> **AIM**
Give the number of lines containing the word "this", and nothing else.

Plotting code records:
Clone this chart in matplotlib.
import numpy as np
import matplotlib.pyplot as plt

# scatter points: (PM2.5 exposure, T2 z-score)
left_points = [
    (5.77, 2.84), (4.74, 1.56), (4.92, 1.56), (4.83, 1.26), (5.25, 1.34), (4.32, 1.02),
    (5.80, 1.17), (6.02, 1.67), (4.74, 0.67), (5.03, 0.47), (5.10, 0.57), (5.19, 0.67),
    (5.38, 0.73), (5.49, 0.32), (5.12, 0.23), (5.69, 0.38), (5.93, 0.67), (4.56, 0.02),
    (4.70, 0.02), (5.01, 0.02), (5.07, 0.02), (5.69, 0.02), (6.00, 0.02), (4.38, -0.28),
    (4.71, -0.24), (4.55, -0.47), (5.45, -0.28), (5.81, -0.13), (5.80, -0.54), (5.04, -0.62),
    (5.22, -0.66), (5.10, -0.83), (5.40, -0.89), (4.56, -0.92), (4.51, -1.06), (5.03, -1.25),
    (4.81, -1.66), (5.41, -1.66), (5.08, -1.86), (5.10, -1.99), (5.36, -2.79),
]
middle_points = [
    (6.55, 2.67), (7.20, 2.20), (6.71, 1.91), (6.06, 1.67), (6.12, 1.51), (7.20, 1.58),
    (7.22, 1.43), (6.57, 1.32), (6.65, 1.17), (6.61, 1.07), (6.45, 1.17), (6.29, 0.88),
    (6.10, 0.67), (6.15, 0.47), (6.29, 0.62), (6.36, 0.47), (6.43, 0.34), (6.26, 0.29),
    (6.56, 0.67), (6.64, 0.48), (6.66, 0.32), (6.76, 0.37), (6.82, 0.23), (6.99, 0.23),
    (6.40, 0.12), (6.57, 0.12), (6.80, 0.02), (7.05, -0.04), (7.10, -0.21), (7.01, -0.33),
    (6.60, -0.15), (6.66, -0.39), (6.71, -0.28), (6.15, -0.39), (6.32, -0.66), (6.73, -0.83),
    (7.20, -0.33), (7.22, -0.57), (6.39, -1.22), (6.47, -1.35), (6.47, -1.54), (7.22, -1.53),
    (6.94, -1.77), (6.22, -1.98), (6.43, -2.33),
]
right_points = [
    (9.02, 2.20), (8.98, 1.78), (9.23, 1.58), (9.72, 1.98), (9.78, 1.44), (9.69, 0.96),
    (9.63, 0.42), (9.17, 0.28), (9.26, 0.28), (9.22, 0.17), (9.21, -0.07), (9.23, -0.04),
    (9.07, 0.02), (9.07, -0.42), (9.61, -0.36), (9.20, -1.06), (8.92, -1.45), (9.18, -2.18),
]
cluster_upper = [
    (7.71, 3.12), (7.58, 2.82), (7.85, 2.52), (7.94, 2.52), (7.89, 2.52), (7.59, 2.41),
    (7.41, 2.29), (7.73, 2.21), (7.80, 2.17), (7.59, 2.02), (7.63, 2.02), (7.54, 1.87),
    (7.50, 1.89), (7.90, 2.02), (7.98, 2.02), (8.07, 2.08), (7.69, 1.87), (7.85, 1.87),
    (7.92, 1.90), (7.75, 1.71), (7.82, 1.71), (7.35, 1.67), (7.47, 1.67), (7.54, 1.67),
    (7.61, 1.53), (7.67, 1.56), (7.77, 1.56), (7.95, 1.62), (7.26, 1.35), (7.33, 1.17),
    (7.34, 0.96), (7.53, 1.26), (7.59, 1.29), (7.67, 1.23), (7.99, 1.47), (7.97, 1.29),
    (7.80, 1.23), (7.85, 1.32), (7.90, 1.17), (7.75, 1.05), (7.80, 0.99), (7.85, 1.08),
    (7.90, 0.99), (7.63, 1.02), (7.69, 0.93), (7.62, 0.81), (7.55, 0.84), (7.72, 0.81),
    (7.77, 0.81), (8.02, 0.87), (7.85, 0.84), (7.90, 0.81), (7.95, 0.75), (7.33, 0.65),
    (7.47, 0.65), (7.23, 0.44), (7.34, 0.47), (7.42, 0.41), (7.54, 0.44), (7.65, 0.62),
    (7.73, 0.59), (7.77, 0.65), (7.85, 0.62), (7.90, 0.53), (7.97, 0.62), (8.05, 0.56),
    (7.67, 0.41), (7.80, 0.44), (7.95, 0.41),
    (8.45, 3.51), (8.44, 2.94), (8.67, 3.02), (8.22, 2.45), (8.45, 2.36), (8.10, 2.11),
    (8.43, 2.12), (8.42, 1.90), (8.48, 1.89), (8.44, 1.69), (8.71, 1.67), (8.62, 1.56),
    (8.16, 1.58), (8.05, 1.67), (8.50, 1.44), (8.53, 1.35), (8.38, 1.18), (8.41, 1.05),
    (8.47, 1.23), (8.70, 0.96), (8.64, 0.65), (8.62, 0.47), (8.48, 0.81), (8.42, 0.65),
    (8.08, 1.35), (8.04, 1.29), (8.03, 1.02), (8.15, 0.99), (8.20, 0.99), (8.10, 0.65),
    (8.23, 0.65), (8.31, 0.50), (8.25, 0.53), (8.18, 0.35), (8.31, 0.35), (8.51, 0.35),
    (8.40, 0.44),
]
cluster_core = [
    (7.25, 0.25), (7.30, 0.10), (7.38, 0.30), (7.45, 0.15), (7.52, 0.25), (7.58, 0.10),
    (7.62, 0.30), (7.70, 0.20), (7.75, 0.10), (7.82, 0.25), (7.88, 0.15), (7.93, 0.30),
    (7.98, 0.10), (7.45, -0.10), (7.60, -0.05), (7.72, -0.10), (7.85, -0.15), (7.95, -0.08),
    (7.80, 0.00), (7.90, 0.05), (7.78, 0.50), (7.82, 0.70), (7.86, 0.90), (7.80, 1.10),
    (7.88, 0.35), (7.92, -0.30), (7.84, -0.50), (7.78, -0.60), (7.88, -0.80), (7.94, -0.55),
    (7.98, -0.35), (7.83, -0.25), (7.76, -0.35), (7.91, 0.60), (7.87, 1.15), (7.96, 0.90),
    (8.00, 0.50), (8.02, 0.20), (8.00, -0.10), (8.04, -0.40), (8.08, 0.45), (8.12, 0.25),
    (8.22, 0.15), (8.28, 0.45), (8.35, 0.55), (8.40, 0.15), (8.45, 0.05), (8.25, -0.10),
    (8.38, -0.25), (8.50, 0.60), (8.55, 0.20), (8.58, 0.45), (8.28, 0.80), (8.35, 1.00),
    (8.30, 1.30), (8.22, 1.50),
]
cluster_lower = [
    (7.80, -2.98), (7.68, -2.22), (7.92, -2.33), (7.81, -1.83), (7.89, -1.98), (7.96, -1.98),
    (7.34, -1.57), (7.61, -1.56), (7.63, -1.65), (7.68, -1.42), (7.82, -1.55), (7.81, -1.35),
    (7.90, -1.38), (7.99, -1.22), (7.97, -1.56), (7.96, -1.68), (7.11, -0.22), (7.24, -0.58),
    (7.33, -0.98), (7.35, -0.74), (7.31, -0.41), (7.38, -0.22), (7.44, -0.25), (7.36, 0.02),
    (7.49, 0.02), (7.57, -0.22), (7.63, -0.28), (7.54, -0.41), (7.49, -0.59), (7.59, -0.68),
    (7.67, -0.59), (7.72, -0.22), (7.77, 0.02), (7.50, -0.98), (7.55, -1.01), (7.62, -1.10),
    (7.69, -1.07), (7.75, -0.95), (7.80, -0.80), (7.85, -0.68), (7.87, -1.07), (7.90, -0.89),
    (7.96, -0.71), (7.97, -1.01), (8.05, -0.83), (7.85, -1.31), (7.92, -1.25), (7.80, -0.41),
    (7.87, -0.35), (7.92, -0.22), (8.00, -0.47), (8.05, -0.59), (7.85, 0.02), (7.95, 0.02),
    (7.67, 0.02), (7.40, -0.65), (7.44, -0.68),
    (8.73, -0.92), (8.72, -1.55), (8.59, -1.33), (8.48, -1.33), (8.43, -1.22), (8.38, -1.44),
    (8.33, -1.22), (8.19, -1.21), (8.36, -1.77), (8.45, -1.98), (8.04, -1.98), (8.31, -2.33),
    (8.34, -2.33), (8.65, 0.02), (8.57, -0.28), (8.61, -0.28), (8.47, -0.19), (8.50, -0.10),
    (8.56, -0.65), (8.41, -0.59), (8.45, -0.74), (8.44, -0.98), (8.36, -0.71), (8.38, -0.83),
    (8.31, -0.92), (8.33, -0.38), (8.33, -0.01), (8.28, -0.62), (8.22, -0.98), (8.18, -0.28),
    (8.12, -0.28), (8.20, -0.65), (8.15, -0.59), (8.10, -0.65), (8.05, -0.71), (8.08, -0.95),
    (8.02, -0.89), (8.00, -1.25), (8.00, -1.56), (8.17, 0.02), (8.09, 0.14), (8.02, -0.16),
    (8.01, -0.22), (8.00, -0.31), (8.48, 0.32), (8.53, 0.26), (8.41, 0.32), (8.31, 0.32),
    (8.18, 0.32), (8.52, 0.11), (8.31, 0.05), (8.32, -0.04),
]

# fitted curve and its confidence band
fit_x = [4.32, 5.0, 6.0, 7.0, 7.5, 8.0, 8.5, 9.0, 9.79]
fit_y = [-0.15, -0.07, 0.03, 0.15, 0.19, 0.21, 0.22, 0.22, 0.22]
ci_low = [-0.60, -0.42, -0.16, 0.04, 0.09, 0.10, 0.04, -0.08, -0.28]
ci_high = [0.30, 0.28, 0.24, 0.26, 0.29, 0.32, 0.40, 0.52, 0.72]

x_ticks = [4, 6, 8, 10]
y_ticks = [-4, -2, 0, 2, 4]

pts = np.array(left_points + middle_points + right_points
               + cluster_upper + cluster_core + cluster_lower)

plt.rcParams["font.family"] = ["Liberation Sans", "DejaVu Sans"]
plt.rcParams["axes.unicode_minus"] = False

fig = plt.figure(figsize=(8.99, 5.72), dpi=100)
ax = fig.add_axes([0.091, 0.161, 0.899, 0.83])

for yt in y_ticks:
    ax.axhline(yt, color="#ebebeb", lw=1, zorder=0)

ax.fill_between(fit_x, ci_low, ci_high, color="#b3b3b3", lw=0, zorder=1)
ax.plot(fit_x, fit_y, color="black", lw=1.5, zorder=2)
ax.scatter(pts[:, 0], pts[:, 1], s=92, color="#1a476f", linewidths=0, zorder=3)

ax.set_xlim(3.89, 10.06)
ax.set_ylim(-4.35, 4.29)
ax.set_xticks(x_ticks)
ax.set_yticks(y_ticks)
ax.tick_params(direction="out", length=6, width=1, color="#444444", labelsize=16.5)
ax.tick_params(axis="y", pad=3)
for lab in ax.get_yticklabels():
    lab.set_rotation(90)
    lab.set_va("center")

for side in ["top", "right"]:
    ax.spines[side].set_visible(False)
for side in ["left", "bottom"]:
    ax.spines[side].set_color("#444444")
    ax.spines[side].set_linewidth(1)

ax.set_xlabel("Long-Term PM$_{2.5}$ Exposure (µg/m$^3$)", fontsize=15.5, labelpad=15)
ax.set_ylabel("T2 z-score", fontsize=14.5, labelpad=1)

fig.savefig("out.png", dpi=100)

--

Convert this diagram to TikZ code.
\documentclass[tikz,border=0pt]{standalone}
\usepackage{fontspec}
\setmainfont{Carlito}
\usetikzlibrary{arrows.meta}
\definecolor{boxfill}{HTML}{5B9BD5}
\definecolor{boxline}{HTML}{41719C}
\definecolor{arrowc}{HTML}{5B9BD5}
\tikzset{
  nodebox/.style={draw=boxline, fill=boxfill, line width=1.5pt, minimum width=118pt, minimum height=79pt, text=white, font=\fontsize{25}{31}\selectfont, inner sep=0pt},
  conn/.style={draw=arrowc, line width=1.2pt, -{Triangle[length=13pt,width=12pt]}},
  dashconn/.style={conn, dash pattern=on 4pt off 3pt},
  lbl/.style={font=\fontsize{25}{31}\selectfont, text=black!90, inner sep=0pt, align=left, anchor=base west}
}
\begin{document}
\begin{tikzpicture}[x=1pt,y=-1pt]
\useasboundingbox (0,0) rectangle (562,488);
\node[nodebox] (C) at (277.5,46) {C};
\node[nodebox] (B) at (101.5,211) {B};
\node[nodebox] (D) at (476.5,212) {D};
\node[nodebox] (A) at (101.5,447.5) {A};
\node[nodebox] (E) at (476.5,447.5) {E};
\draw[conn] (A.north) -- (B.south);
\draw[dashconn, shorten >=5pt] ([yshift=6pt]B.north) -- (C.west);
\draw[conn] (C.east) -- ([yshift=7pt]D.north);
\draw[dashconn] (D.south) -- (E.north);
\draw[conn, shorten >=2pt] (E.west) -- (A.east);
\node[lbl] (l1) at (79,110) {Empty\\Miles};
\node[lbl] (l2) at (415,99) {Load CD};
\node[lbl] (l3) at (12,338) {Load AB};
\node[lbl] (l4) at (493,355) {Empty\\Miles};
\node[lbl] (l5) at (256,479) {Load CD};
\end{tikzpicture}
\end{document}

---

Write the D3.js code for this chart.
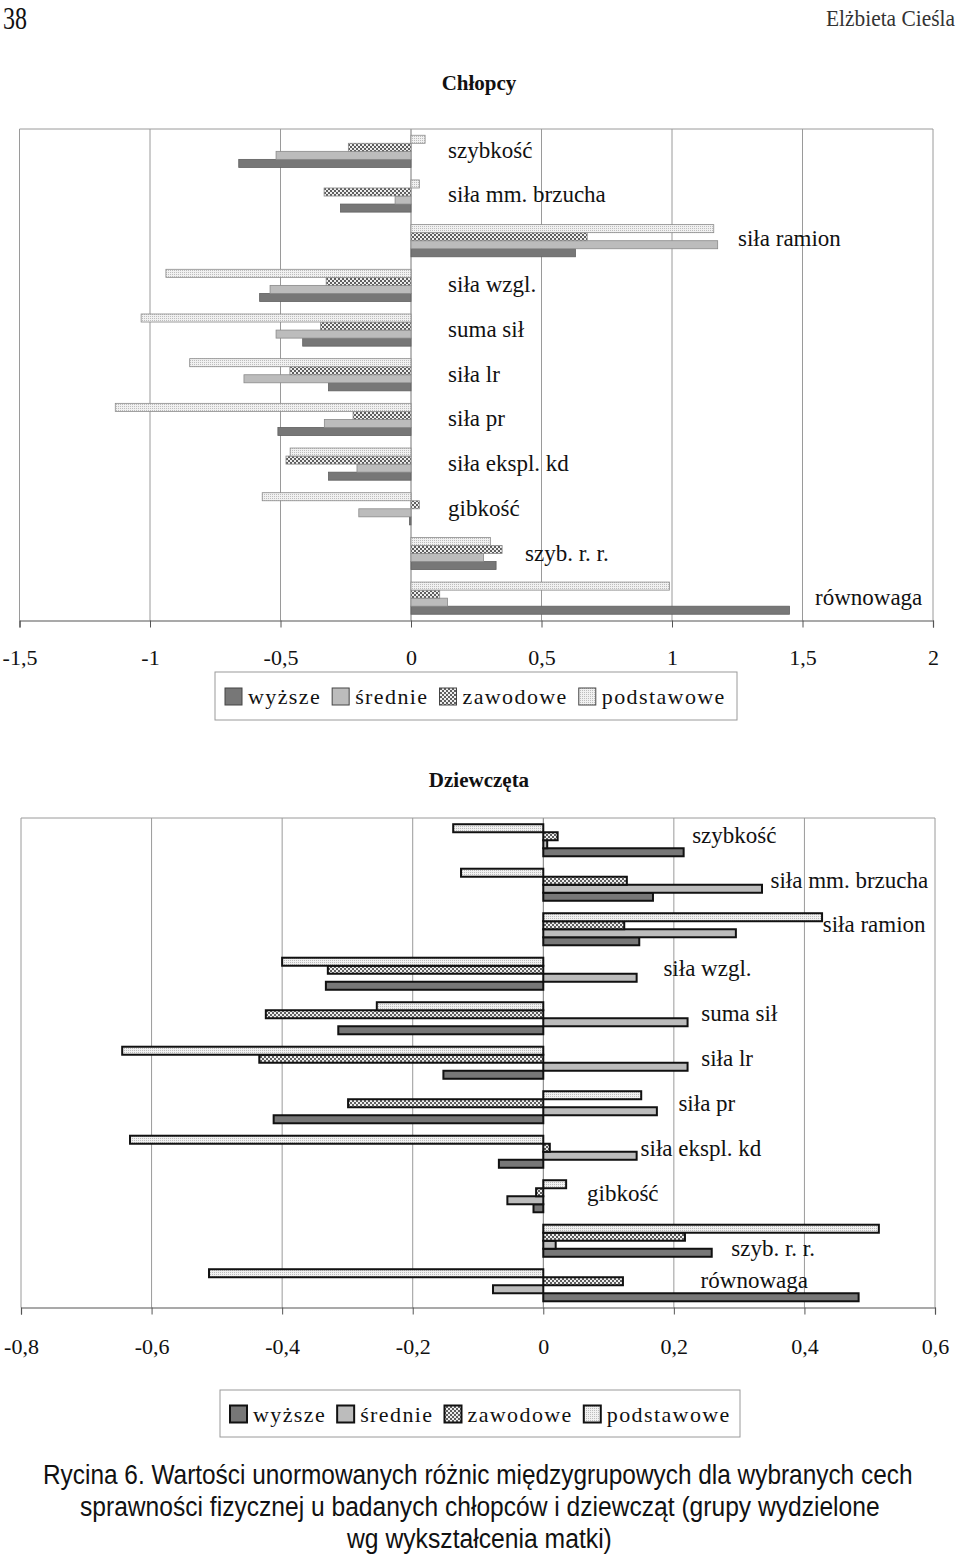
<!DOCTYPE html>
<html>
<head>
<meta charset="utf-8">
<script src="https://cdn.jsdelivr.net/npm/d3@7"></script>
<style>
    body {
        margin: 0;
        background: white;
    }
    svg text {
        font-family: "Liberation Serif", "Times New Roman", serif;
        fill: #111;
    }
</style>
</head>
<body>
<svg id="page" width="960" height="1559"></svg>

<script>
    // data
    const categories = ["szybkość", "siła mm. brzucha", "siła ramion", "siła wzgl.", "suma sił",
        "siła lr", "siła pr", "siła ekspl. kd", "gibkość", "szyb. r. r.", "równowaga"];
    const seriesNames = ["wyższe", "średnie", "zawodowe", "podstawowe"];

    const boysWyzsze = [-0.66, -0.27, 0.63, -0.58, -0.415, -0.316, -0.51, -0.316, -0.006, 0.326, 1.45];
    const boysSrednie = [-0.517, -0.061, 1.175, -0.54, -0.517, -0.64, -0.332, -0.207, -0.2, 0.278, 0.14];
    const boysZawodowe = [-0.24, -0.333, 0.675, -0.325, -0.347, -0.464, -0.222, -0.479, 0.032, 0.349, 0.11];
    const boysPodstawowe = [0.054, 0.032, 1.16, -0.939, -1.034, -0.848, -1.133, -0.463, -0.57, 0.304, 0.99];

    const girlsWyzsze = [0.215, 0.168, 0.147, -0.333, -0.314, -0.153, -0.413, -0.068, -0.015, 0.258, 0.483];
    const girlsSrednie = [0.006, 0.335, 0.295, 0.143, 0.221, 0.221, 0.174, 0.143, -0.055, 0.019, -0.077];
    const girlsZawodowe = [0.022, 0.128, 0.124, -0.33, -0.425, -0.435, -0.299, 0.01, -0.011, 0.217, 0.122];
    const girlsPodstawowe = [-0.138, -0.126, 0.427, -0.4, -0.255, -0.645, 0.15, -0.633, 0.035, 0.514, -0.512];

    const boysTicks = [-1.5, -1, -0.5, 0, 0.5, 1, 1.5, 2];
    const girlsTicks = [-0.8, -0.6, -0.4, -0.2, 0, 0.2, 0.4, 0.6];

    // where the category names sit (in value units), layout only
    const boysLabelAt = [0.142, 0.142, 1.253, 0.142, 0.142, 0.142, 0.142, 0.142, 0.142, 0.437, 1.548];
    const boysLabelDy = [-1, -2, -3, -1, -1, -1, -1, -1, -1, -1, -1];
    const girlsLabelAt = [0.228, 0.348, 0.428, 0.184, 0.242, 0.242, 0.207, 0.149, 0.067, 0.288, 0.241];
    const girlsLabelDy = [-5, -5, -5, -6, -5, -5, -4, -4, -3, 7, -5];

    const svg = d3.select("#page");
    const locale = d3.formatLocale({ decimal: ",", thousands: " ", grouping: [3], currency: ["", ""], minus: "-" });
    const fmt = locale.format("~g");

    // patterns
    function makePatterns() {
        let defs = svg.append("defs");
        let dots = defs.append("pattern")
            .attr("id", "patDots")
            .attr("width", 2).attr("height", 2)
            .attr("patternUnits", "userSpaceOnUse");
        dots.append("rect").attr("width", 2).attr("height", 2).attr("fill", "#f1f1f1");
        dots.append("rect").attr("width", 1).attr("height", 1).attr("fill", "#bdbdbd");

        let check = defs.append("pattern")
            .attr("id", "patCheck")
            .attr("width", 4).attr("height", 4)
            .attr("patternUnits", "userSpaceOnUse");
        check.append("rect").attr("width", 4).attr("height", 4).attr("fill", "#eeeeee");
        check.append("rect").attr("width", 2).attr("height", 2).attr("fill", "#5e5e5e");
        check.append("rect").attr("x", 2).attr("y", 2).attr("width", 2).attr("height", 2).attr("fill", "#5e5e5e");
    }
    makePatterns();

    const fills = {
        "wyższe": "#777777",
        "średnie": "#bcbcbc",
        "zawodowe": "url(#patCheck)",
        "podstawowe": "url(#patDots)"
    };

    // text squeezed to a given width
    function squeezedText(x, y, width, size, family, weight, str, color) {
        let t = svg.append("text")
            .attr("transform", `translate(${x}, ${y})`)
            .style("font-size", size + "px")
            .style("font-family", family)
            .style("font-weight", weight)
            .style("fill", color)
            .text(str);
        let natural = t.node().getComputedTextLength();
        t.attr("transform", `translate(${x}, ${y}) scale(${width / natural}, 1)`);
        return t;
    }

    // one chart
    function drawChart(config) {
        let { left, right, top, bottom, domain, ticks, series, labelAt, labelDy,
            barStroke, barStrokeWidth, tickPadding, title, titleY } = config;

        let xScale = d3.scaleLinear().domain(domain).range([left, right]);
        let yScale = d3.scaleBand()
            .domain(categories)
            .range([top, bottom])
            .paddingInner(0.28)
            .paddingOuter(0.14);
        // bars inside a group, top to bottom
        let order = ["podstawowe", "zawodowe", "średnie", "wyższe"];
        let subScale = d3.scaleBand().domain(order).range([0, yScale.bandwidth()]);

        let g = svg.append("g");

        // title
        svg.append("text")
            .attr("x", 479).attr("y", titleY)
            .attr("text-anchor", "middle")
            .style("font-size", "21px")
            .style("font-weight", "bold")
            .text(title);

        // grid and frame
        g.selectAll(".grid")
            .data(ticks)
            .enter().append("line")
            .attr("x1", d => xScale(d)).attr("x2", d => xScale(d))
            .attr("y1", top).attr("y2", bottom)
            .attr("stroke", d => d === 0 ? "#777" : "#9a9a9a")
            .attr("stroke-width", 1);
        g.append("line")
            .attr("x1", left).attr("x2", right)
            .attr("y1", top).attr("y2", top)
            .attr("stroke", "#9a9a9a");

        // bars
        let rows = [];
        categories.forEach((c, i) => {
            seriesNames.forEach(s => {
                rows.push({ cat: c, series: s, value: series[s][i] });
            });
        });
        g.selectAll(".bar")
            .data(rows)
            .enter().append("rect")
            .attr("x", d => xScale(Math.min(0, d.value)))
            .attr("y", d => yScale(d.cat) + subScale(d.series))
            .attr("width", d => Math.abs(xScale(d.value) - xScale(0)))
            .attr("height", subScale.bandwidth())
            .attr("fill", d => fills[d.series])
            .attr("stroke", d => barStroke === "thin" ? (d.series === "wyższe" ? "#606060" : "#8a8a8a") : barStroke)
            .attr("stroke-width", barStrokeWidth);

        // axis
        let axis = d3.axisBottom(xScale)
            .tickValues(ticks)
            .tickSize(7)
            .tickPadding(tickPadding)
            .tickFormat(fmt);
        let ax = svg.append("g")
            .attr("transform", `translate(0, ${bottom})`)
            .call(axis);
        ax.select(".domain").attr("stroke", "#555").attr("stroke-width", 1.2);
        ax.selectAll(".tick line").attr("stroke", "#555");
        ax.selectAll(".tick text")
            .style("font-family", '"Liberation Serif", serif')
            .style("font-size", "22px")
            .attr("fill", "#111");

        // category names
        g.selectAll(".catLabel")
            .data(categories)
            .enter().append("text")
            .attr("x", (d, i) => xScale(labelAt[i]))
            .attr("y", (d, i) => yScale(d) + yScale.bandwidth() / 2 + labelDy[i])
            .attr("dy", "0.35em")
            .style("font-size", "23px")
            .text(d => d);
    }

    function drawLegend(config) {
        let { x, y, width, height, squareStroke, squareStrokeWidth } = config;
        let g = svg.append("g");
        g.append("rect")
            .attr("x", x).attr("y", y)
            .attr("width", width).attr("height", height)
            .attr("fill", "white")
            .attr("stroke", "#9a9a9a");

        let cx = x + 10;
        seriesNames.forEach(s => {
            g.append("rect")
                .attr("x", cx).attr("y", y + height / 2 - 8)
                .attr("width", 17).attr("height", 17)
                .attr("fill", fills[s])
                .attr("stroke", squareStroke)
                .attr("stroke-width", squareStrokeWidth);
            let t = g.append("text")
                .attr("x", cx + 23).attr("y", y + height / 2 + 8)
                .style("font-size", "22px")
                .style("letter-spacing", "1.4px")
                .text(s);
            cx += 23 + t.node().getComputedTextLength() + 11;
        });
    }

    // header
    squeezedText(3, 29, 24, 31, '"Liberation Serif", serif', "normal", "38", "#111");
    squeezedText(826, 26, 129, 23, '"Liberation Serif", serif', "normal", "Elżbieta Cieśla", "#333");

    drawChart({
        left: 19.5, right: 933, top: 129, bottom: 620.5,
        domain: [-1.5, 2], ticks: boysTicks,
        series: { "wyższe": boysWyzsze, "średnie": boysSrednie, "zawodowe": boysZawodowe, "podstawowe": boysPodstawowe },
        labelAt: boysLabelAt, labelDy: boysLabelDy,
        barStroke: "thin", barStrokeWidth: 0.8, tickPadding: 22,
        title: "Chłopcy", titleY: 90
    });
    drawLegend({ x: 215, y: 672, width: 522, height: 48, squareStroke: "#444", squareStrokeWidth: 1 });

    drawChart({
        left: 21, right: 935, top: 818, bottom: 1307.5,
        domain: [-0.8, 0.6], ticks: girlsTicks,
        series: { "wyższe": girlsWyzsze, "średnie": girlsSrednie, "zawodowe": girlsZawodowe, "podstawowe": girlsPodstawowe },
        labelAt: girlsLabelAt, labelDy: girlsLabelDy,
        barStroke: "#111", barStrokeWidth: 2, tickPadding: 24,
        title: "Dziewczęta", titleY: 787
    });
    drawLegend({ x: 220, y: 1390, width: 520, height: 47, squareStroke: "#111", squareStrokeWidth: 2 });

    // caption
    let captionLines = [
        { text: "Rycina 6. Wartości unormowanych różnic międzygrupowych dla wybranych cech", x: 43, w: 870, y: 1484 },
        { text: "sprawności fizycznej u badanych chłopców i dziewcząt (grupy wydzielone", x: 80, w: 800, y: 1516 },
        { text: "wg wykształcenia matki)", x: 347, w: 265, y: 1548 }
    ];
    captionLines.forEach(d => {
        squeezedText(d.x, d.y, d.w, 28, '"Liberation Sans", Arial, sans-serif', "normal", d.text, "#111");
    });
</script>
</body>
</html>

> **WRITTEN ANSWER**
3